"Saya telah berbicara dengan seseorang. Saya bilang, jika saya terbunuh, bunuhlah BBM (Bongbong Marcos), (ibu negara) Liza Araneta, dan (Ketua DPR) Martin Romualdez. Tidak main-main," ujar Sara Duterte. "Jangan berhenti sampai Anda membunuh mereka," tambahnya.
Pernyataan ini muncul di tengah perselisihan politik yang terus memanas antara Duterte dan Marcos. Istana Kepresidenan Filipina menanggapi dengan serius ancaman tersebut dan telah merujuk kasus ini kepada Komando Keamanan Presiden.
"Ancaman apapun terhadap nyawa presiden harus selalu ditanggapi serius, terutama jika disampaikan secara terbuka dan jelas," ujar Kantor Komunikasi Kepresidenan Filipina dalam pernyataan resmi.
Ketegangan di Puncak Politik Filipina Sara Duterte, yang merupakan putri mantan Presiden Rodrigo Duterte, sebelumnya mundur dari kabinet pada Juni 2024. Langkah tersebut menandai keretakan dalam aliansi politik antara dirinya dan Marcos, yang pernah membawa keduanya meraih kemenangan besar pada Pemilu 2022.
Ketegangan semakin memuncak ketika Ketua DPR Martin Romualdez, sepupu Marcos, memangkas anggaran kantor wakil presiden hingga hampir dua pertiganya. Duterte juga secara terbuka mengkritik Marcos dengan menyebutnya "pembohong" dan "tidak kompeten."
Dalam konferensi pers tersebut, Duterte melontarkan kritik pedas, "Negara ini akan masuk neraka karena kita dipimpin oleh orang yang tidak tahu bagaimana menjadi presiden."

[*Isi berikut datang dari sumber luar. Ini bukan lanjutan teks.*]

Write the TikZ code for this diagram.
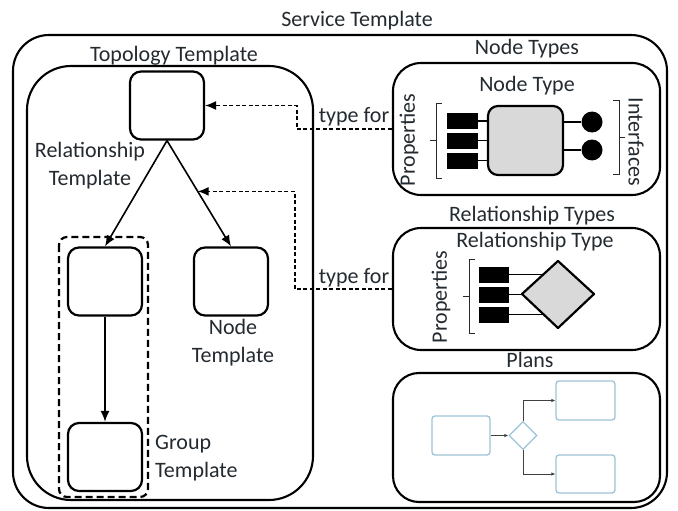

Dinamika Politik yang Berbahaya Perseteruan di antara dua tokoh puncak pemerintahan Filipina ini memunculkan kekhawatiran atas stabilitas politik. Pada Oktober lalu, Duterte bahkan mengaku pernah membayangkan untuk memenggal kepala Marcos akibat perbedaan pandangan mengenai kebijakan luar negeri dan isu-isu lain, termasuk perang Rodrigo Duterte melawan narkoba.
Sementara itu, Filipina tengah bersiap menghadapi Pemilu Jangka Menengah pada Mei 2025. Pemilu ini dianggap sebagai ujian popularitas bagi Marcos sekaligus peluang baginya untuk mengkonsolidasikan kekuasaan sebelum masa jabatan enam tahunnya berakhir pada 2028.

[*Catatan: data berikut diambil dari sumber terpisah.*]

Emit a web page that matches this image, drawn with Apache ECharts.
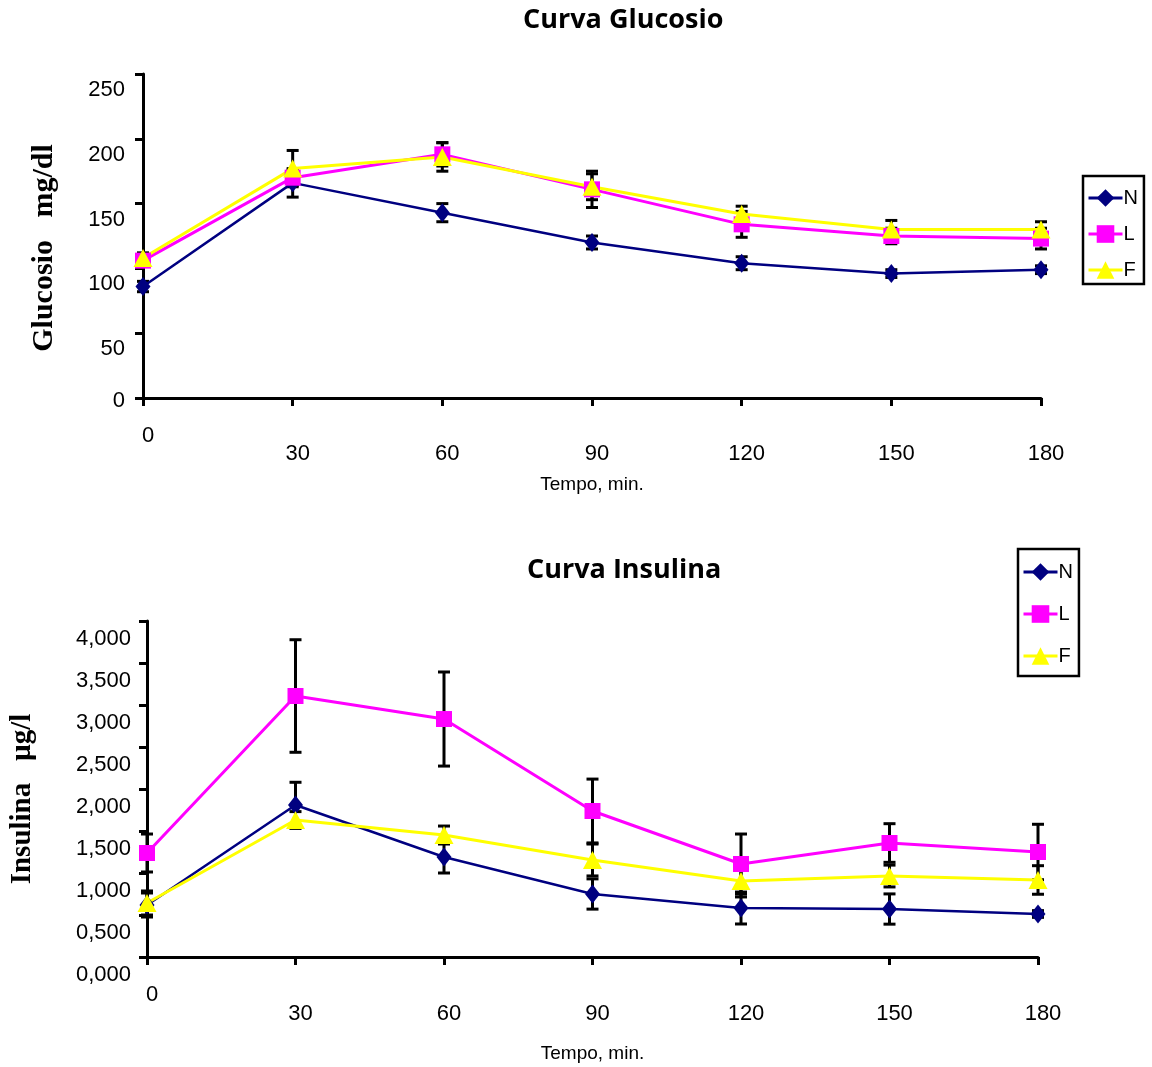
<!DOCTYPE html>
<html>
<head>
<meta charset="utf-8">
<script src="https://cdn.jsdelivr.net/npm/echarts@6/dist/echarts.min.js"></script>
<style>
  html, body { margin: 0; padding: 0; background: #fff; }
  #chart { width: 1152px; height: 1067px; }
</style>
</head>
<body>
<div id="chart"></div>
<script>
// time points (min)
const times = [0, 30, 60, 90, 120, 150, 180];

// glucose curve, mg/dl
const glucN = [86, 166, 143, 120, 104, 96, 99];
const glucL = [106, 170, 188, 161, 134, 125, 123];
const glucF = [108, 177, 186, 163, 142, 130, 130];
const glucErrN = [4, 11, 7, 5, 5, 3, 3];
const glucErrL = [4, 6, 9, 14, 10, 6, 8];
const glucErrF = [4, 14, 11, 10, 6, 7, 6];

// insulin curve
const insN = [619, 1810, 1190, 750, 583, 571, 512];
const insL = [1238, 3107, 2833, 1738, 1107, 1357, 1250];
const insF = [643, 1631, 1452, 1155, 905, 964, 917];
const insErrN = [143, 270, 190, 180, 190, 180, 40];
const insErrL = [226, 670, 560, 380, 357, 230, 330];
const insErrF = [143, 100, 107, 190, 190, 130, 170];

const seriesNames = ['N', 'L', 'F'];
const colors = { N: '#000080', L: '#FF00FF', F: '#FFFF00' };
const symbols = { N: 'diamond', L: 'rect', F: 'triangle' };
const symbolSizes = { N: [15, 19], L: [16, 16], F: [19, 18] };

const labelFont = 'Liberation Sans, Arial, sans-serif';
const serifFont = 'Liberation Serif, Times New Roman, serif';
const titleFont = 'Open Sans, sans-serif';

const pairs = (vals) => times.map((t, i) => [t, vals[i]]);
const errPairs = (vals, errs) => times.map((t, i) => [t, vals[i] - errs[i], vals[i] + errs[i]]);

// draws a vertical error bar with caps
function renderErr(params, api) {
  const x = api.value(0);
  const top = api.coord([x, api.value(2)]);
  const bot = api.coord([x, api.value(1)]);
  const w = 6;
  const style = { stroke: '#000', lineWidth: 3 };
  return {
    type: 'group',
    children: [
      { type: 'line', shape: { x1: top[0], y1: top[1], x2: bot[0], y2: bot[1] }, style },
      { type: 'line', shape: { x1: top[0] - w, y1: top[1], x2: top[0] + w, y2: top[1] }, style },
      { type: 'line', shape: { x1: bot[0] - w, y1: bot[1], x2: bot[0] + w, y2: bot[1] }, style }
    ]
  };
}

function lineSeries(name, vals, idx) {
  return {
    name: name,
    type: 'line',
    xAxisIndex: idx,
    yAxisIndex: idx,
    data: pairs(vals),
    symbol: symbols[name],
    symbolSize: symbolSizes[name],
    showAllSymbol: true,
    color: colors[name],
    lineStyle: { color: colors[name], width: name === 'N' ? 2.5 : 3 },
    itemStyle: { color: colors[name] },
    z: 3
  };
}

function errSeries(vals, errs, idx) {
  return {
    type: 'custom',
    xAxisIndex: idx,
    yAxisIndex: idx,
    renderItem: renderErr,
    encode: { x: 0, y: [1, 2] },
    data: errPairs(vals, errs),
    silent: true,
    z: 2
  };
}

function xAxisFor(idx, nameGap, drop) {
  return {
    gridIndex: idx,
    type: 'value',
    min: 0,
    max: 180,
    interval: 30,
    name: 'Tempo, min.',
    nameLocation: 'middle',
    nameGap: nameGap,
    nameTextStyle: { fontFamily: labelFont, fontSize: 19, color: '#000' },
    axisLine: { lineStyle: { color: '#000', width: 3 } },
    axisTick: { length: 8, lineStyle: { color: '#000', width: 3 } },
    splitLine: { show: false },
    axisLabel: {
      margin: 27,
      formatter: (v) => (v === 0 ? '{z|0}' : '{t|' + v + '}'),
      rich: {
        z: { fontFamily: labelFont, fontSize: 22, color: '#000', padding: [0, 0, 0, 10] },
        t: { fontFamily: labelFont, fontSize: 22, color: '#000', padding: [drop, 0, 0, 10] }
      }
    }
  };
}

function legendFor(left, top, gap, pad) {
  return {
    data: seriesNames,
    orient: 'vertical',
    left: left,
    top: top,
    padding: pad,
    itemGap: gap,
    itemWidth: 34,
    itemHeight: 22,
    borderColor: '#000',
    borderWidth: 2.5,
    borderRadius: 0,
    lineStyle: { width: 3 },
    textStyle: { fontFamily: labelFont, fontSize: 20, color: '#000', padding: [0, 0, 0, -4] },
    selectedMode: false
  };
}

const option = {
  backgroundColor: '#fff',
  animation: false,
  title: [
    {
      text: 'Curva Glucosio',
      left: 518,
      top: 2,
      textStyle: { fontFamily: titleFont, fontWeight: 'bold', fontSize: 27, color: '#000' }
    },
    {
      text: 'Curva Insulina',
      left: 522,
      top: 552,
      textStyle: { fontFamily: titleFont, fontWeight: 'bold', fontSize: 27, color: '#000' }
    }
  ],
  legend: [
    legendFor(1083, 176, 16, [12, 6, 4, 4]),
    legendFor(1018, 549, 22, [13, 6, 10, 4])
  ],
  grid: [
    { left: 143, right: 111, top: 74, bottom: 669 },
    { left: 147, right: 114, top: 621, bottom: 110 }
  ],
  xAxis: [xAxisFor(0, 77, 18), xAxisFor(1, 87, 19)],
  yAxis: [
    {
      gridIndex: 0,
      type: 'value',
      min: 0,
      max: 250,
      interval: 50,
      name: 'Glucosio   mg/dl',
      nameLocation: 'middle',
      nameGap: 84,
      nameTextStyle: { fontFamily: serifFont, fontWeight: 'bold', fontSize: 30, color: '#000', padding: [0, 24, 0, 0] },
      axisLine: { show: true, lineStyle: { color: '#000', width: 3 } },
      axisTick: { show: true, length: 8, lineStyle: { color: '#000', width: 3 } },
      splitLine: { show: false },
      axisLabel: {
        margin: 18,
        formatter: (v) => (v === 0 ? '{z|0}' : '{t|' + v + '}'),
        rich: {
          z: { fontFamily: labelFont, fontSize: 22, color: '#000', padding: [6, 0, 0, 0] },
          t: { fontFamily: labelFont, fontSize: 22, color: '#000', padding: [32, 0, 0, 0] }
        }
      }
    },
    {
      gridIndex: 1,
      type: 'value',
      min: 0,
      max: 4000,
      interval: 500,
      name: 'Insulina   µg/l',
      nameLocation: 'middle',
      nameGap: 110,
      nameTextStyle: { fontFamily: serifFont, fontWeight: 'bold', fontSize: 29, color: '#000', padding: [0, 20, 0, 0] },
      axisLine: { show: true, lineStyle: { color: '#000', width: 3 } },
      axisTick: { show: true, length: 8, lineStyle: { color: '#000', width: 3 } },
      splitLine: { show: false },
      axisLabel: {
        margin: 16,
        formatter: (v) => '{t|' + (v / 1000).toFixed(3).replace('.', ',') + '}',
        rich: {
          t: { fontFamily: labelFont, fontSize: 22, color: '#000', padding: [36, 0, 0, 0] }
        }
      }
    }
  ],
  series: [
    errSeries(glucN, glucErrN, 0),
    errSeries(glucL, glucErrL, 0),
    errSeries(glucF, glucErrF, 0),
    lineSeries('N', glucN, 0),
    lineSeries('L', glucL, 0),
    lineSeries('F', glucF, 0),
    errSeries(insN, insErrN, 1),
    errSeries(insL, insErrL, 1),
    errSeries(insF, insErrF, 1),
    lineSeries('N', insN, 1),
    lineSeries('L', insL, 1),
    lineSeries('F', insF, 1)
  ]
};

const chart = echarts.init(document.getElementById('chart'));
chart.setOption(option);
</script>
</body>
</html>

Sejarah Kekerasan Politik Filipina Filipina memiliki sejarah panjang kekerasan politik, termasuk pembunuhan Benigno Aquino pada 1983, seorang senator yang menentang pemerintahan Marcos Senior. Ancaman dari Duterte ini kembali menyoroti risiko konflik kekerasan di puncak kekuasaan.
Meski ancaman Sara Duterte telah memicu perhatian luas, hingga kini belum ada komentar lebih lanjut dari kantor wakil presiden terkait pernyataan tersebut. Sementara itu, Istana Kepresidenan memastikan akan mengambil langkah tegas untuk menjaga stabilitas dan keselamatan presiden.